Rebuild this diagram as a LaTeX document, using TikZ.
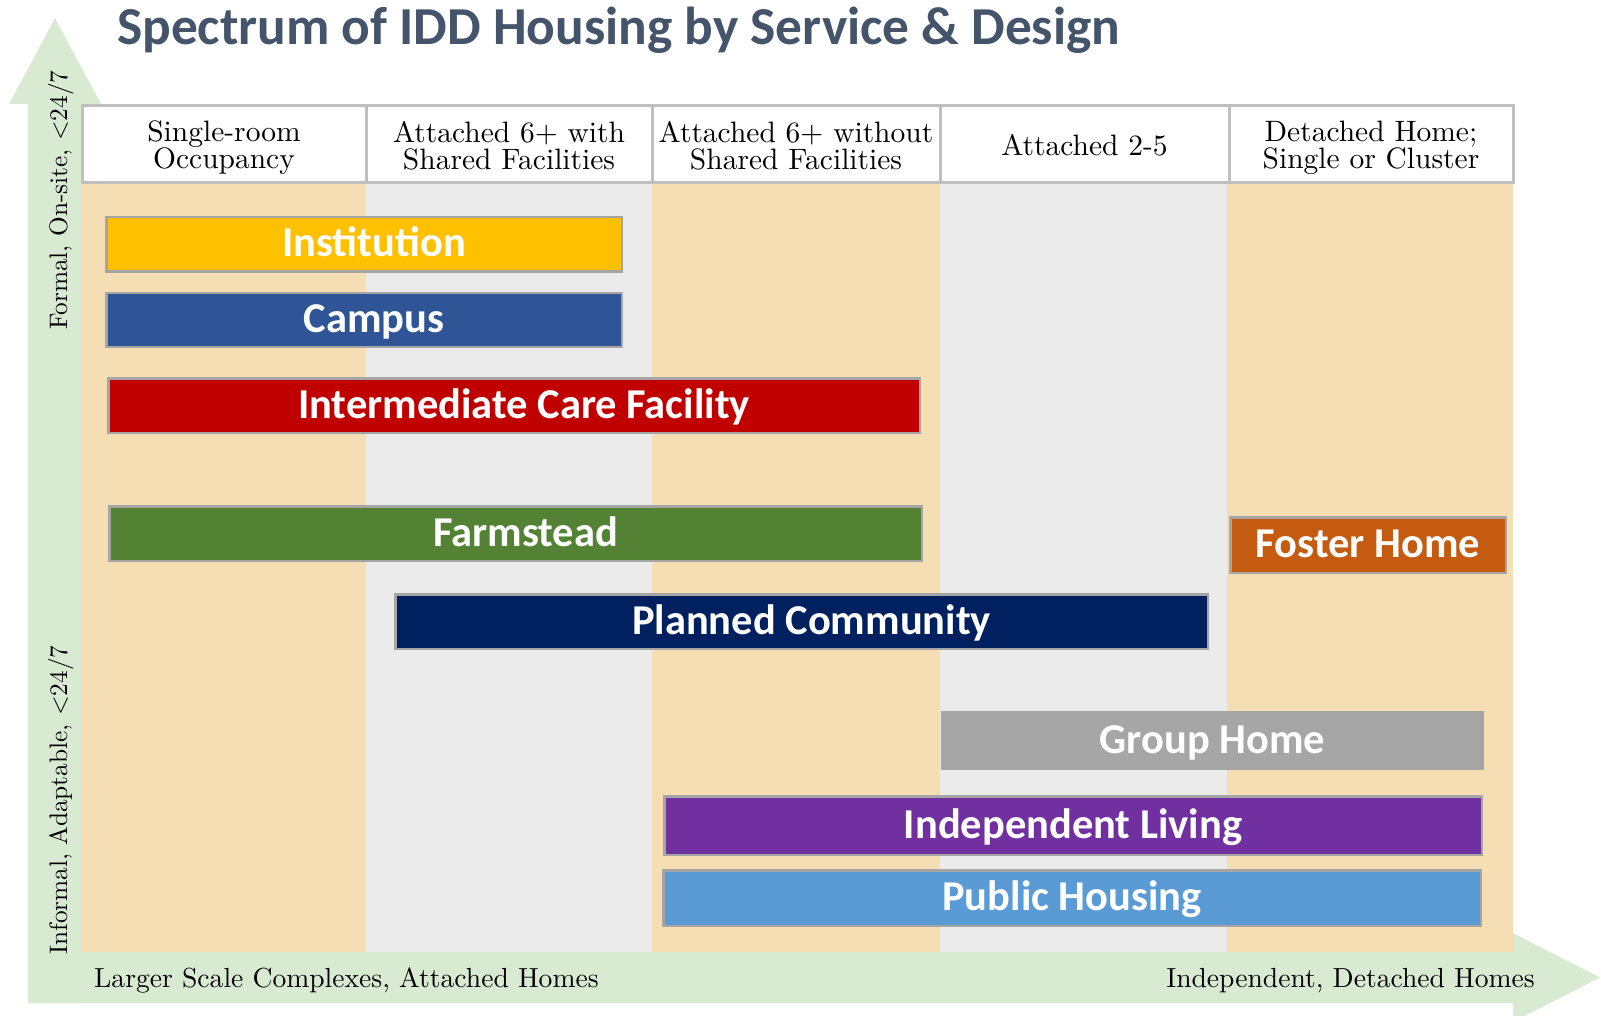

...

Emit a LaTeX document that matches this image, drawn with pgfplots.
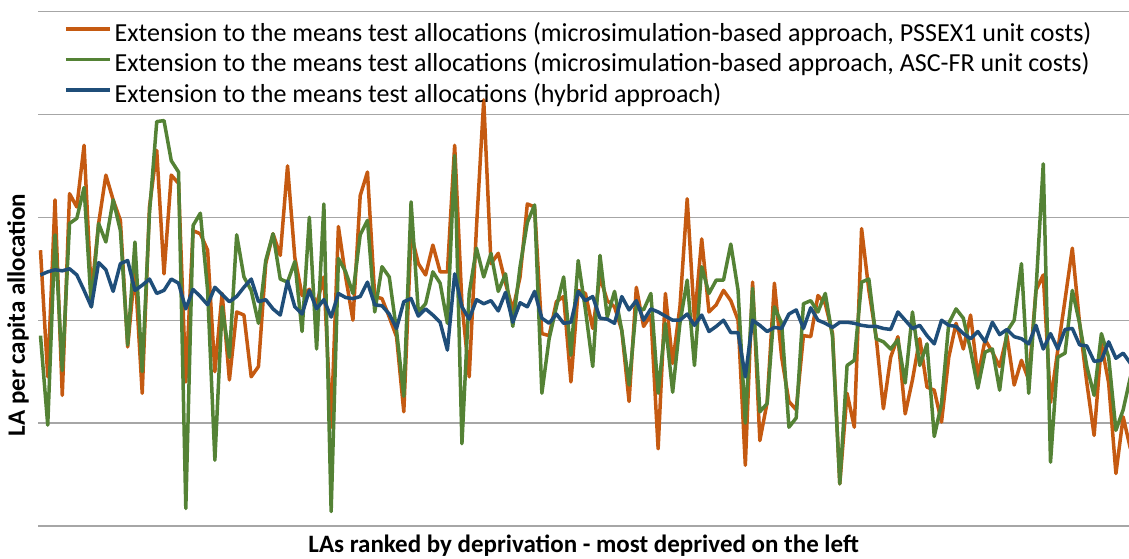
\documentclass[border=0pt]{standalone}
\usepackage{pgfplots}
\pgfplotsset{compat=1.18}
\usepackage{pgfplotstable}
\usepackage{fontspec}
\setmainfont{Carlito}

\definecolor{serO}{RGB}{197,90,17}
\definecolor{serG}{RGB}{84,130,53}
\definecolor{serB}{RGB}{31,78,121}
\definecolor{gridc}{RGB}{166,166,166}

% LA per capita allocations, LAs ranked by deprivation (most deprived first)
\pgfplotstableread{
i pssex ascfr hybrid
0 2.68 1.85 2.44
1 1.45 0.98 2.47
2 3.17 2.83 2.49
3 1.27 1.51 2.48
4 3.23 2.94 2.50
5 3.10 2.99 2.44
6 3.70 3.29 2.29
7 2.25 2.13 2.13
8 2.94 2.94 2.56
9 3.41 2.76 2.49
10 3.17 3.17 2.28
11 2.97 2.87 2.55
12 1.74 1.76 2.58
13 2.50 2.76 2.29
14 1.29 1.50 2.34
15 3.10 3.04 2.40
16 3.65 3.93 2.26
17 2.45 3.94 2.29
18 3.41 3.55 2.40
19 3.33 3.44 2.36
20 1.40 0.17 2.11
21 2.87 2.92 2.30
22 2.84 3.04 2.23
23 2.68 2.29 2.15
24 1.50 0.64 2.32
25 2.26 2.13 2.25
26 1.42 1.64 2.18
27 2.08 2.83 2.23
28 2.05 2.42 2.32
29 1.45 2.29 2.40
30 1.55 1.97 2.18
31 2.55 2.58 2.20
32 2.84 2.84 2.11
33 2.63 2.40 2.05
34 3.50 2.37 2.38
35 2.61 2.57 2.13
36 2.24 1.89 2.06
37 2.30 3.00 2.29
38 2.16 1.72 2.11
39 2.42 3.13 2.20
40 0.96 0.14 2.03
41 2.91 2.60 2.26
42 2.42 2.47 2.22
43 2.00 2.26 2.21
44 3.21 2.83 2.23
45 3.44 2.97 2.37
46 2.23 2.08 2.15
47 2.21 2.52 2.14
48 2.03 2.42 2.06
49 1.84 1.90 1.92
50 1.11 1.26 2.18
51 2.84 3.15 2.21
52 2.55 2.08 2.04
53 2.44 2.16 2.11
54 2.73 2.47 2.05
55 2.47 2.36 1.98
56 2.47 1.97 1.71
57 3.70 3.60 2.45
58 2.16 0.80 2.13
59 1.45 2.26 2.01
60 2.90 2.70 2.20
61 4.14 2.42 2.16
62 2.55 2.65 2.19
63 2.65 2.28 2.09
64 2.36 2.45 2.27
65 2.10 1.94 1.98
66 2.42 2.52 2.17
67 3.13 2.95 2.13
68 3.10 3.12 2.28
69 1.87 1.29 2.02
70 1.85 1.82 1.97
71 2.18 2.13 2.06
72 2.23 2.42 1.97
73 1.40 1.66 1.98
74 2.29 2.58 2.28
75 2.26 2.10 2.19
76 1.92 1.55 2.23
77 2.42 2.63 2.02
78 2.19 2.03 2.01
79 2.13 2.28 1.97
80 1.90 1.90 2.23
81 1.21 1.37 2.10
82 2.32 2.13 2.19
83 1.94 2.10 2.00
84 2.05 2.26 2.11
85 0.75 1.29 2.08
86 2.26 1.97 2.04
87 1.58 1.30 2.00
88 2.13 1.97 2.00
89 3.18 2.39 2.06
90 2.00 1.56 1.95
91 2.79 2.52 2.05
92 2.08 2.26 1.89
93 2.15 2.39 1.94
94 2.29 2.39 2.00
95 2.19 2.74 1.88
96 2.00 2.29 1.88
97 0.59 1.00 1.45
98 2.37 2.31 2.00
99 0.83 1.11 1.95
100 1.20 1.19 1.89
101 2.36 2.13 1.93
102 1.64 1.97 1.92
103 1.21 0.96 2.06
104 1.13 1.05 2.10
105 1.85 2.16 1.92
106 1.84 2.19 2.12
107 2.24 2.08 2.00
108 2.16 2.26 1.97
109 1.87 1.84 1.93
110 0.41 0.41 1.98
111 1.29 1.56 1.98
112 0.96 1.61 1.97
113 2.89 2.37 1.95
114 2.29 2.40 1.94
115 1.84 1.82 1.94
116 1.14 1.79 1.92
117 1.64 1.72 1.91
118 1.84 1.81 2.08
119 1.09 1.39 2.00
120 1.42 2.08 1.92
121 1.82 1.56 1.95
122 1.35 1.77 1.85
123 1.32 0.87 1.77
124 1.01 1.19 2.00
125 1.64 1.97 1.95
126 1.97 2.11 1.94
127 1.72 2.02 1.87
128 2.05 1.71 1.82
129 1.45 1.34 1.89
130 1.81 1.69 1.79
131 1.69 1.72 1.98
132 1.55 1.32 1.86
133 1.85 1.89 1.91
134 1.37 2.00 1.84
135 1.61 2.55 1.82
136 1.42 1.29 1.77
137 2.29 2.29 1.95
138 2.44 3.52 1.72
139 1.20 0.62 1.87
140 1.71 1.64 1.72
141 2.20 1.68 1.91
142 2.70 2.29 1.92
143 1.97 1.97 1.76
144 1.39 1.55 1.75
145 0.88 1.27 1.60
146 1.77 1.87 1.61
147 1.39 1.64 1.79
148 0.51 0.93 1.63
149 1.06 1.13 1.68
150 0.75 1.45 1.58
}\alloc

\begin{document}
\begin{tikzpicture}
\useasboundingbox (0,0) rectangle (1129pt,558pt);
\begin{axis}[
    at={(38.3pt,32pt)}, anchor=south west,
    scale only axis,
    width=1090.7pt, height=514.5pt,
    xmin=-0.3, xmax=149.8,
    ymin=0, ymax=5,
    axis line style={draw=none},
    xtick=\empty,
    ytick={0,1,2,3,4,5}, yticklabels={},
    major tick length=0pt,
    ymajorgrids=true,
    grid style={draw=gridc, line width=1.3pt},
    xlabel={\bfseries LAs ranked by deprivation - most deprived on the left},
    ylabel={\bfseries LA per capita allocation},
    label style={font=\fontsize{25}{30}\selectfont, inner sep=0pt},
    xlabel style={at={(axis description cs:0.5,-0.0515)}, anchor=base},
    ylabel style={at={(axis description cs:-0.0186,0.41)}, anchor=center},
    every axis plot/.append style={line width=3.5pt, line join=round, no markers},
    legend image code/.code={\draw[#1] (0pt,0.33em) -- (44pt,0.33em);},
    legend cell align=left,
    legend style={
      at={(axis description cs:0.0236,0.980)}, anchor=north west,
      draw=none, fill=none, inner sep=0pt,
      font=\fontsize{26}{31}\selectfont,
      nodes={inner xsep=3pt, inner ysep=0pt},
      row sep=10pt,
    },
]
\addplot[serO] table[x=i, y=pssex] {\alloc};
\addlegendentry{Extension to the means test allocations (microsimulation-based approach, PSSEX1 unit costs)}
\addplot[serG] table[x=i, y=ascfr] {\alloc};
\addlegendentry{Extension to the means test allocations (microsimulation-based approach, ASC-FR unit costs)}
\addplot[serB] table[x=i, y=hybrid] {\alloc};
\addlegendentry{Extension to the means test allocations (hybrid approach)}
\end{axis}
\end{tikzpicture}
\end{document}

--

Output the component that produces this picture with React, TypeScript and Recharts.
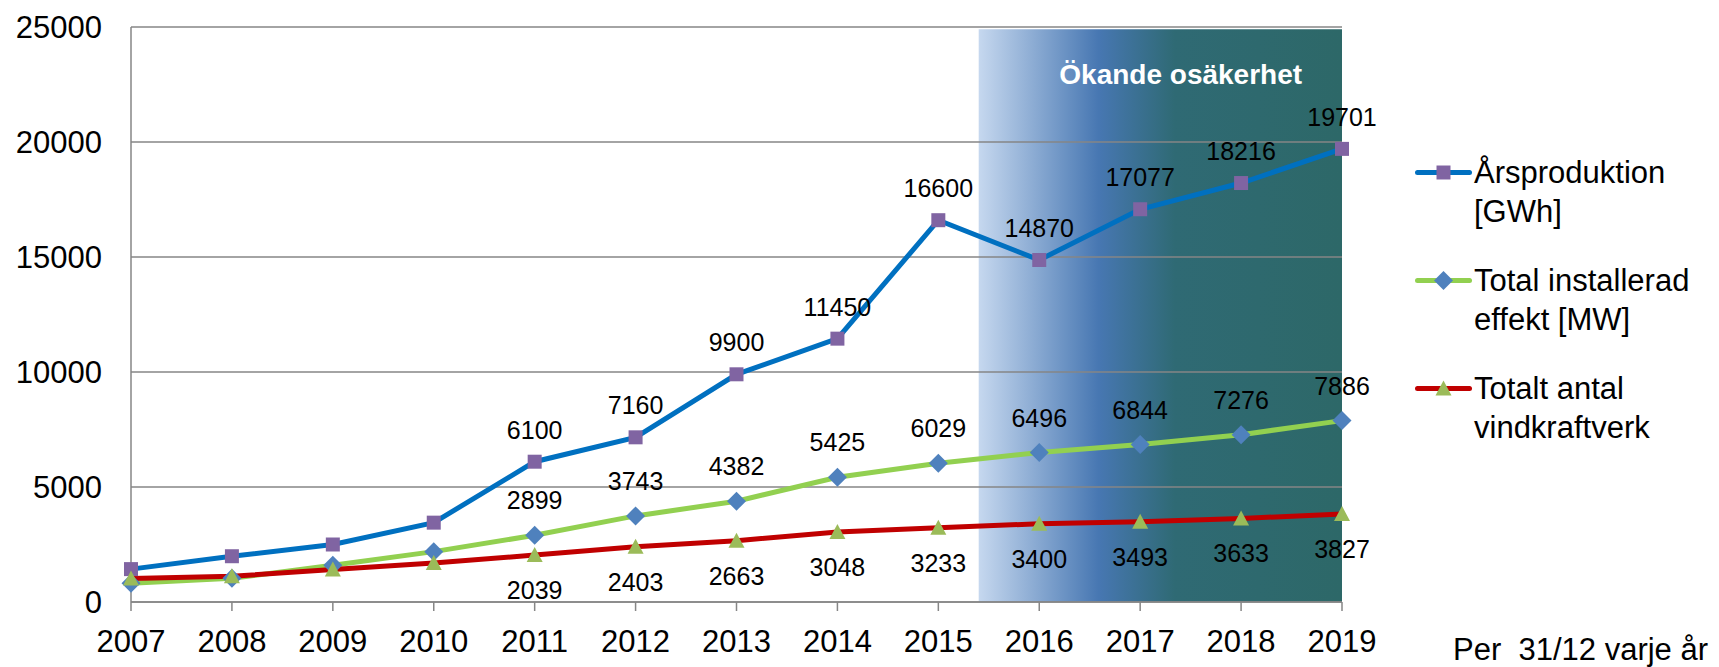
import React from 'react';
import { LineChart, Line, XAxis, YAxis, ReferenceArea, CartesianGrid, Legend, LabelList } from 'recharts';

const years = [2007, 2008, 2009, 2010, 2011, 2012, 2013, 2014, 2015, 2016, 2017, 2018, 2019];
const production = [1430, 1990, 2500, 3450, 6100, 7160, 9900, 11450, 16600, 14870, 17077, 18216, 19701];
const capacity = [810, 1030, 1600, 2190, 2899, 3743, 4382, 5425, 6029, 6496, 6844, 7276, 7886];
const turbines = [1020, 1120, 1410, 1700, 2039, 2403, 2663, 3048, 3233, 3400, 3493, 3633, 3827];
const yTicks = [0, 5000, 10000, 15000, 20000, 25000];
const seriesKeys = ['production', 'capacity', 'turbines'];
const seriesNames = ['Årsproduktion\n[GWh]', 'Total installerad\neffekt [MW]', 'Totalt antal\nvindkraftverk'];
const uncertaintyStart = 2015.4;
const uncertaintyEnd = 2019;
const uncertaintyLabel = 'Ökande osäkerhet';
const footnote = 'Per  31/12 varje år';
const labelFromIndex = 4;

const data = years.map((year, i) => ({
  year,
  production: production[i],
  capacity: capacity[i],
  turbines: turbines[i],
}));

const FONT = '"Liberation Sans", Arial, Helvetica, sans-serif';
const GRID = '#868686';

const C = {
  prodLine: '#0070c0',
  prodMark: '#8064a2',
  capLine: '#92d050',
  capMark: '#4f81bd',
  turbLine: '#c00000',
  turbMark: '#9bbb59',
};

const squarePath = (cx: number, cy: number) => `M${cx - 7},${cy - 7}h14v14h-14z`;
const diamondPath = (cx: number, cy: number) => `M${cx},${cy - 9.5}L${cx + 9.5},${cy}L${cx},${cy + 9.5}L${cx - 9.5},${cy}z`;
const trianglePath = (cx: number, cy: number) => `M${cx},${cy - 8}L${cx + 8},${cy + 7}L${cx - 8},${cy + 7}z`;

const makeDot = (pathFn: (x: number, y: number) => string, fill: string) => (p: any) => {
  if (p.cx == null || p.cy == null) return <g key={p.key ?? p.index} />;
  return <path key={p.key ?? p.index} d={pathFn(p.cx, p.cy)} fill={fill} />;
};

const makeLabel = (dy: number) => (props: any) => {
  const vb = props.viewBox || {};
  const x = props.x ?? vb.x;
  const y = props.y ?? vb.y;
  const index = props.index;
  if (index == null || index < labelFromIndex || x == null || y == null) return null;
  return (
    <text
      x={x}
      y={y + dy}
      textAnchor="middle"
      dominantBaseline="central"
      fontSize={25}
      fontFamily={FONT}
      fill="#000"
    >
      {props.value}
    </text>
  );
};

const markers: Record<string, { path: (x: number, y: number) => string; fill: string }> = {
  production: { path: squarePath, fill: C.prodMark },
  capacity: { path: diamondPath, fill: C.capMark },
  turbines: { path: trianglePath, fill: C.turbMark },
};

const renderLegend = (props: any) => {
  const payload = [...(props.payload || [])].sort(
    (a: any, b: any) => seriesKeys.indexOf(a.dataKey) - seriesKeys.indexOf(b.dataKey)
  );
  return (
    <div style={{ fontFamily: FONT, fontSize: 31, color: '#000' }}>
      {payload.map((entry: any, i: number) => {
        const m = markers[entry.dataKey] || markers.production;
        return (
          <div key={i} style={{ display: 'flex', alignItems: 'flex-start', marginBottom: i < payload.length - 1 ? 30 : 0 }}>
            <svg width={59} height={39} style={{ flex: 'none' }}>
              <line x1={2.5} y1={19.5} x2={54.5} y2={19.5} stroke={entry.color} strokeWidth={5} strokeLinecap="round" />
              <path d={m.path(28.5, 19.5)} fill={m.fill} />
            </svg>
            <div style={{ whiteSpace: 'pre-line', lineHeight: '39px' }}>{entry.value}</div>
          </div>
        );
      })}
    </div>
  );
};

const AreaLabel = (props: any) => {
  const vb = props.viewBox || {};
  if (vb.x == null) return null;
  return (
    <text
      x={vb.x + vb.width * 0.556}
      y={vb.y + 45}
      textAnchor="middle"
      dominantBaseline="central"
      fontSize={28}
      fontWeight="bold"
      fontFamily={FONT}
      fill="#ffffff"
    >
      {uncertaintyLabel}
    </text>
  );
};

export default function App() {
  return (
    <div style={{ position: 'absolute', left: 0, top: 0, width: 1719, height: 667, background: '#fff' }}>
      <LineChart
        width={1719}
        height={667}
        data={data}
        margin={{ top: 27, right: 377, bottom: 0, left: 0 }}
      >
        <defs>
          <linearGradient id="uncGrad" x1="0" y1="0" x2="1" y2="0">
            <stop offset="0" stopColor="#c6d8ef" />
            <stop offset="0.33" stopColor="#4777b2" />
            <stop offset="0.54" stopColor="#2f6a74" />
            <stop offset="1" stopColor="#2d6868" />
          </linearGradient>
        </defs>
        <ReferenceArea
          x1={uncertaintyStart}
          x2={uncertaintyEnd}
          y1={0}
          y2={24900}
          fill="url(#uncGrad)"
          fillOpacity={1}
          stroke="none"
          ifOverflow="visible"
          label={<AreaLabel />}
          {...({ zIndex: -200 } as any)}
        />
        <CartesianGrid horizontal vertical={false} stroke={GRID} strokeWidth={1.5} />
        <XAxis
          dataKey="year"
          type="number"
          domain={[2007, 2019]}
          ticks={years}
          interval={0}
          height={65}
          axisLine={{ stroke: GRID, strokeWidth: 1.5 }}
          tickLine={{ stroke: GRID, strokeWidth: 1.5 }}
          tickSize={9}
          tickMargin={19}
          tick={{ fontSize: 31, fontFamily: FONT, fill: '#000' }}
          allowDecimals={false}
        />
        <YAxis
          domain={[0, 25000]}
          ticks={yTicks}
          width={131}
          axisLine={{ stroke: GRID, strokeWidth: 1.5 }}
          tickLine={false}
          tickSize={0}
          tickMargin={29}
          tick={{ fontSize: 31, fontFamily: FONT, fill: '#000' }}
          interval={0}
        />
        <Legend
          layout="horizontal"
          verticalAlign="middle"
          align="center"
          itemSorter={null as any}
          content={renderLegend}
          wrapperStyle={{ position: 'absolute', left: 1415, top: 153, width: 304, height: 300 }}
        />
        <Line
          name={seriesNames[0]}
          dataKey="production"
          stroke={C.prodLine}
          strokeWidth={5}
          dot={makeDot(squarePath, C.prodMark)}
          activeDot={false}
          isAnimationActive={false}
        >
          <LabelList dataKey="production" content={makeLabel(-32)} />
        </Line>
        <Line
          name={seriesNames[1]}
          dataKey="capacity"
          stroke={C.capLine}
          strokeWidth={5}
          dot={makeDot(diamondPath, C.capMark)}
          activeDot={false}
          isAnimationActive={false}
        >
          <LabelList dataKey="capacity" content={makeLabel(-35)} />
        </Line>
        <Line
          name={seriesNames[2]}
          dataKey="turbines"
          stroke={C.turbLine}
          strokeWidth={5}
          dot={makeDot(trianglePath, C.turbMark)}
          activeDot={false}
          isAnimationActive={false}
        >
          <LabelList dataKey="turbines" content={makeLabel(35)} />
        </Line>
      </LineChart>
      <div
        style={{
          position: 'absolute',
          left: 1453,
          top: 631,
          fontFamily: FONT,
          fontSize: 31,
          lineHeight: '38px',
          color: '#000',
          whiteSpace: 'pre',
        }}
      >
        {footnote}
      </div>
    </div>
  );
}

Exercise description: Write out exactly the lines from the one that has "Output the component" down to the one that has "CartesianGrid, Legend, LabelList", including both. Pictures stay out of the copy.

Output of the task:
Output the component that produces this picture with React, TypeScript and Recharts.
import React from 'react';
import { LineChart, Line, XAxis, YAxis, ReferenceArea, CartesianGrid, Legend, LabelList } from 'recharts';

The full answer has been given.